THE TASK =
Extract the lines from the start through the line that holds "lines_df = pd.DataFrame(rows)", both included, omitting all images.

[START]

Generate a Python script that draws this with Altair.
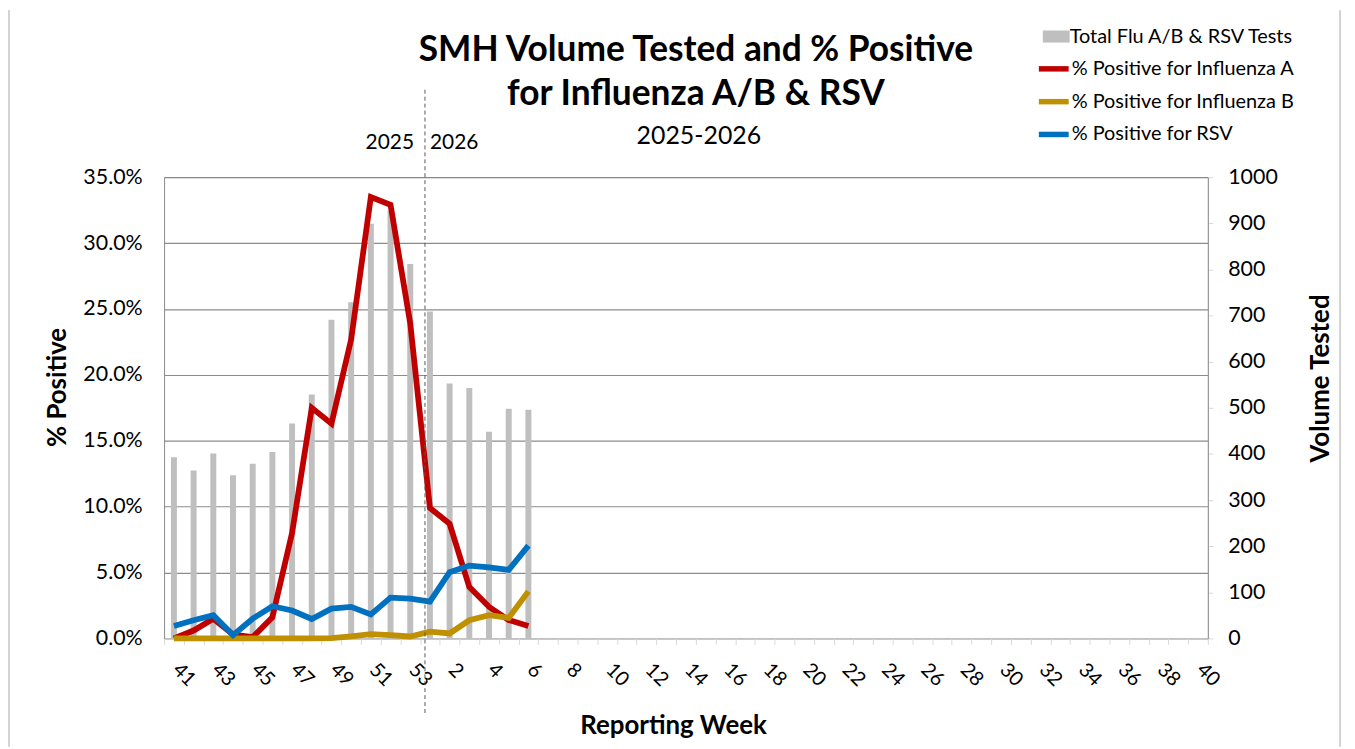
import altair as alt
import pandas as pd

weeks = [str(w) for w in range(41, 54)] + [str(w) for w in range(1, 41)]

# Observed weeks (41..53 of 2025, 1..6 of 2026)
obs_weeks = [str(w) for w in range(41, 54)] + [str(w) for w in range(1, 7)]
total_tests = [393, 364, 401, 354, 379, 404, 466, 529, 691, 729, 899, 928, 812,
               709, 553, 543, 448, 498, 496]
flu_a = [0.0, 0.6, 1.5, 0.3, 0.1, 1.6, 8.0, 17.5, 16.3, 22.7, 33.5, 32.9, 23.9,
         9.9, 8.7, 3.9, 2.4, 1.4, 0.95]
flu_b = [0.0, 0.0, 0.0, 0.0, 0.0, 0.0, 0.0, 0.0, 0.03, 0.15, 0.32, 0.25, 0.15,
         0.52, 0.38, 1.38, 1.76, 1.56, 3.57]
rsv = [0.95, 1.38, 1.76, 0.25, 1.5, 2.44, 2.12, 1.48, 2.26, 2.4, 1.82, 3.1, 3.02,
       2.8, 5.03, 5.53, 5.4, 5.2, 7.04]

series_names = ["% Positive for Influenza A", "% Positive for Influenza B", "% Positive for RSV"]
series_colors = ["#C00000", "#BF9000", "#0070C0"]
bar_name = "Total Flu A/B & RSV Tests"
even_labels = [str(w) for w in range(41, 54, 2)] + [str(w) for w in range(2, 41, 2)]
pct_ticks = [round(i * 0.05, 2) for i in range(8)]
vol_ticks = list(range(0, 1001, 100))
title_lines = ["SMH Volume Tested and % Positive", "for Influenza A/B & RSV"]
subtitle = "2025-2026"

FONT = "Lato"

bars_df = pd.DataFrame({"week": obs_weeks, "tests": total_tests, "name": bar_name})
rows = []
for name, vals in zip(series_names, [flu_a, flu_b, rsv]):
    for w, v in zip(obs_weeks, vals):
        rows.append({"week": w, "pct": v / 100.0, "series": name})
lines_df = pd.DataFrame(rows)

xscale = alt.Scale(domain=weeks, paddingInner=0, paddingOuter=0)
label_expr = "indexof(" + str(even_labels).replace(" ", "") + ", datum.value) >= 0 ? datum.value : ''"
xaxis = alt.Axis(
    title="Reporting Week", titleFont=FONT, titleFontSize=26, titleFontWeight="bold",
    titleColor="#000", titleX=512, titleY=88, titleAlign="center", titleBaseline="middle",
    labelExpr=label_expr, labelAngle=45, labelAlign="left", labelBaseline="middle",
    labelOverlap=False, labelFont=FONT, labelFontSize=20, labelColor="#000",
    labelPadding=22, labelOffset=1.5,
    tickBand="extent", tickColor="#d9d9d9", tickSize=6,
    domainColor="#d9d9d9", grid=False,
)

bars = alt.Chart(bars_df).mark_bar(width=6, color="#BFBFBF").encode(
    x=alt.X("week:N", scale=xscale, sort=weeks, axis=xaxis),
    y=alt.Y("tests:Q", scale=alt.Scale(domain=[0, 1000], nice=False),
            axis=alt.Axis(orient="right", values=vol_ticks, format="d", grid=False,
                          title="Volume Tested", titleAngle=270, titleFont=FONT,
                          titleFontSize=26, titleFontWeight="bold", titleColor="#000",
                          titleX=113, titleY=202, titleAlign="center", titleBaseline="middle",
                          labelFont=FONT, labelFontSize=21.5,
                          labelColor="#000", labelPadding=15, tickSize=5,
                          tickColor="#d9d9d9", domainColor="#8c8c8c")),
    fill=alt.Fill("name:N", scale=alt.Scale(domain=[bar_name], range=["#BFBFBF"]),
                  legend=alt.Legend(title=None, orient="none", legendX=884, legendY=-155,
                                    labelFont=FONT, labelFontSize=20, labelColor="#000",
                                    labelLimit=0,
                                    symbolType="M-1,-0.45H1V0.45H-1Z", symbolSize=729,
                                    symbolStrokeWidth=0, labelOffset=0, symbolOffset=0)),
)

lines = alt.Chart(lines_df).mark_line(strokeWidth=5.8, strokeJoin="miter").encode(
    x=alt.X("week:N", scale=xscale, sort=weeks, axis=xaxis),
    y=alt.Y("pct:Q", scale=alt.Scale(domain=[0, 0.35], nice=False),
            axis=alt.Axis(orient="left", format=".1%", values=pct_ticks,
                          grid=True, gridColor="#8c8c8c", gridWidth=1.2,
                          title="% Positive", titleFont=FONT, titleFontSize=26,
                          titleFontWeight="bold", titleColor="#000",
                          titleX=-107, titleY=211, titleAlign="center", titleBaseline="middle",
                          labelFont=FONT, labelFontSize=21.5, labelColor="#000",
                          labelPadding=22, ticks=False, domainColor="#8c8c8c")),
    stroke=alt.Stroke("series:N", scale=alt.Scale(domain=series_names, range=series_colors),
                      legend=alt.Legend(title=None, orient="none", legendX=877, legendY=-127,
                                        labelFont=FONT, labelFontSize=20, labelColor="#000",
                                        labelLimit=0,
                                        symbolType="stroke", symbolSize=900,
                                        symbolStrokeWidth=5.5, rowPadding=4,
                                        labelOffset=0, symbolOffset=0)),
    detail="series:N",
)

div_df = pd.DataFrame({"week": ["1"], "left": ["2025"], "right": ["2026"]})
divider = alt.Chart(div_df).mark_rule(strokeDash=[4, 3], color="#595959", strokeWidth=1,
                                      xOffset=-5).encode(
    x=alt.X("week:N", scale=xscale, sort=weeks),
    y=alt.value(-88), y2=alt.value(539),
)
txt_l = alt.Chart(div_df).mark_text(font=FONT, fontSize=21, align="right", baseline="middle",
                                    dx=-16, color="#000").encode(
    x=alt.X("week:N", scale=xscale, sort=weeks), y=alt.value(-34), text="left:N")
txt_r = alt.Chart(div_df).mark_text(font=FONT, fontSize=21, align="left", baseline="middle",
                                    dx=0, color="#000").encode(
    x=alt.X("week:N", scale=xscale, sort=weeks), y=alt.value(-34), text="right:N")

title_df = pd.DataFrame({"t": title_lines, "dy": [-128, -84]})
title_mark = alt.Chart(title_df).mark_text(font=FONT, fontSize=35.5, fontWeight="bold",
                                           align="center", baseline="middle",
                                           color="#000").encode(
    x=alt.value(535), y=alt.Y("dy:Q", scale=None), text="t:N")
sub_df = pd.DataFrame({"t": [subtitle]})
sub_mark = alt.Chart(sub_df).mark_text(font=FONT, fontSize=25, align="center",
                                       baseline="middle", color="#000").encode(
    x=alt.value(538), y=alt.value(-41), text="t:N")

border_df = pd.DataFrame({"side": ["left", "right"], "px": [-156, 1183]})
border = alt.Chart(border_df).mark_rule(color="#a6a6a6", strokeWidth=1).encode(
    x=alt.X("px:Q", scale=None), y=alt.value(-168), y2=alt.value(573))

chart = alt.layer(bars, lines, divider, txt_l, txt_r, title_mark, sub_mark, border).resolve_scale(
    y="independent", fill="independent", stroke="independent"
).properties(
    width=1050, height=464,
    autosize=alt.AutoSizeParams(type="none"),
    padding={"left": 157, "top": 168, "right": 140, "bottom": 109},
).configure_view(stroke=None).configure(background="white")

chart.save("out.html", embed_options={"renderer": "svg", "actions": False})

[END]

RESULT FOR THIS EXERCISE =
Generate a Python script that draws this with Altair.
import altair as alt
import pandas as pd

weeks = [str(w) for w in range(41, 54)] + [str(w) for w in range(1, 41)]

# Observed weeks (41..53 of 2025, 1..6 of 2026)
obs_weeks = [str(w) for w in range(41, 54)] + [str(w) for w in range(1, 7)]
total_tests = [393, 364, 401, 354, 379, 404, 466, 529, 691, 729, 899, 928, 812,
               709, 553, 543, 448, 498, 496]
flu_a = [0.0, 0.6, 1.5, 0.3, 0.1, 1.6, 8.0, 17.5, 16.3, 22.7, 33.5, 32.9, 23.9,
         9.9, 8.7, 3.9, 2.4, 1.4, 0.95]
flu_b = [0.0, 0.0, 0.0, 0.0, 0.0, 0.0, 0.0, 0.0, 0.03, 0.15, 0.32, 0.25, 0.15,
         0.52, 0.38, 1.38, 1.76, 1.56, 3.57]
rsv = [0.95, 1.38, 1.76, 0.25, 1.5, 2.44, 2.12, 1.48, 2.26, 2.4, 1.82, 3.1, 3.02,
       2.8, 5.03, 5.53, 5.4, 5.2, 7.04]

series_names = ["% Positive for Influenza A", "% Positive for Influenza B", "% Positive for RSV"]
series_colors = ["#C00000", "#BF9000", "#0070C0"]
bar_name = "Total Flu A/B & RSV Tests"
even_labels = [str(w) for w in range(41, 54, 2)] + [str(w) for w in range(2, 41, 2)]
pct_ticks = [round(i * 0.05, 2) for i in range(8)]
vol_ticks = list(range(0, 1001, 100))
title_lines = ["SMH Volume Tested and % Positive", "for Influenza A/B & RSV"]
subtitle = "2025-2026"

FONT = "Lato"

bars_df = pd.DataFrame({"week": obs_weeks, "tests": total_tests, "name": bar_name})
rows = []
for name, vals in zip(series_names, [flu_a, flu_b, rsv]):
    for w, v in zip(obs_weeks, vals):
        rows.append({"week": w, "pct": v / 100.0, "series": name})
lines_df = pd.DataFrame(rows)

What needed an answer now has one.